Lena Headey is brilliant as Angelika as a huntress who is considered a pariah in her village as she reluctantly helps out the Brothers Grimm as she wants to find her sisters who had disappeared while realizing that the story her father told is actually real. Finally, there’s Matt Damon and Heath Ledger in delightful performances in their respective roles as Wilhelm and Jakob Grimm where the two bring a lot of energy and determination to their role. Damon is the funnier of the two as he’s always got some funny things to say while being very bossy while Ledger is more reserved while yearning for some moment of fantasy as he’s constantly writing ideas that would become basis for the stories he and his brother would create. Damon and Ledger have great rapport together which does liven things up in the film as they’re major highlights of the film.

While it is a flawed film, The Brothers Grimm is still a pretty good film from Terry Gilliam. Thanks to its cast led by Matt Damon, the late Heath Ledger, Lena Headey, and Peter Stormare as well as wonderful references to the stories of the Brothers Grimm. It’s a film that is entertaining though very messy considering what Terry Gilliam had to deal with due to the constant interference from the Weinstein brothers. In the end, The Brothers Grimm is a terrific film from Terry Gilliam.

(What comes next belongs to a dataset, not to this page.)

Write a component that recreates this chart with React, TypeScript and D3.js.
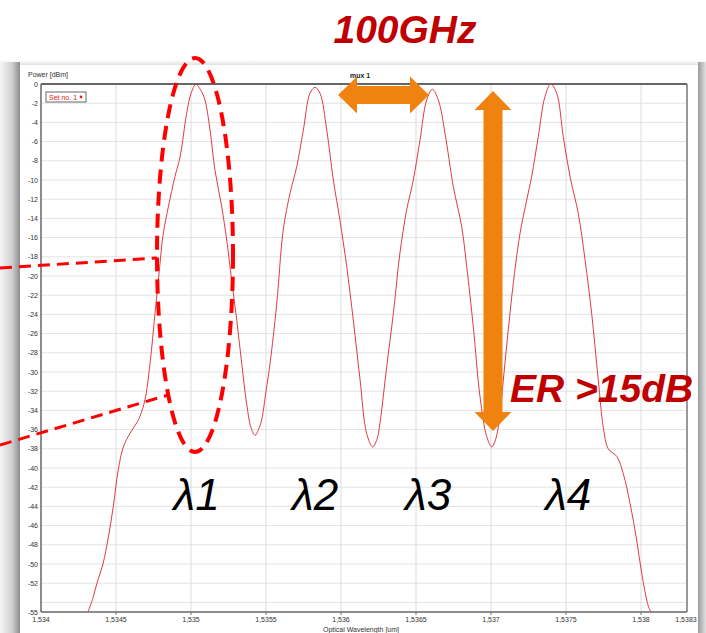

Terry Gilliam Films: Jabberwocky - Time Bandits - Brazil - The Adventures of Baron Munchausen - The Fisher King - 12 Monkeys - Fear & Loathing in Las Vegas - Tideland - The Imaginarium of Dr. Parnassus - The Zero Theorem - The Auteurs #38: Terry Gilliam

© thevoid99 2014


Dan Heaton said...

I caught up with The Brothers Grimm for a fantasy marathon a few years ago, and I admired its look and a few inspired sequences. I agree that it's very uneven overall and isn't sure what it wants to be. Gilliam introduces some of his humor and style, but it's also surprisingly convention. It ended up being interesting, but just okay on the whole. It sounds like you're in a similar camp.

thevoid99 said...

Well, I think the reason the way the film is what it is was largely due to the fact that Gilliam never really got final cut with the film as he fought tooth-and-nail with the Weinsteins over the film. He and Tony Grisoni did a lot of work in re-writing the script which they didn't get credit as the production and post-production was a mess which isn't surprising when it concerns Gilliam. I'll talk about it more when I do my Auteurs piece on Gilliam in October.

Brittani Burnham said...

*cries* I miss Heath Ledger. I'm in the same boat as you. It was very flawed, but I still enjoyed it for what it was. Gilliam is a very strange director. Great review!

thevoid99 said...

@Brittani Burnham-Me too. I miss Heath Ledger.

Chip Lary said...

It sounds like you liked this one more than I did. I was perhaps let down by a coworker praising this as the best film she had seen in a long time, which raised my expectations.

thevoid99 said...

@Chip Lary-I wouldn't trust your co-worker at all. It's obvious she hadn't seen a lot of films by Terry Gilliam. I knew it was a mess but an enjoyable one though I think it will still be a better film if the Weinsteins hadn't interfered.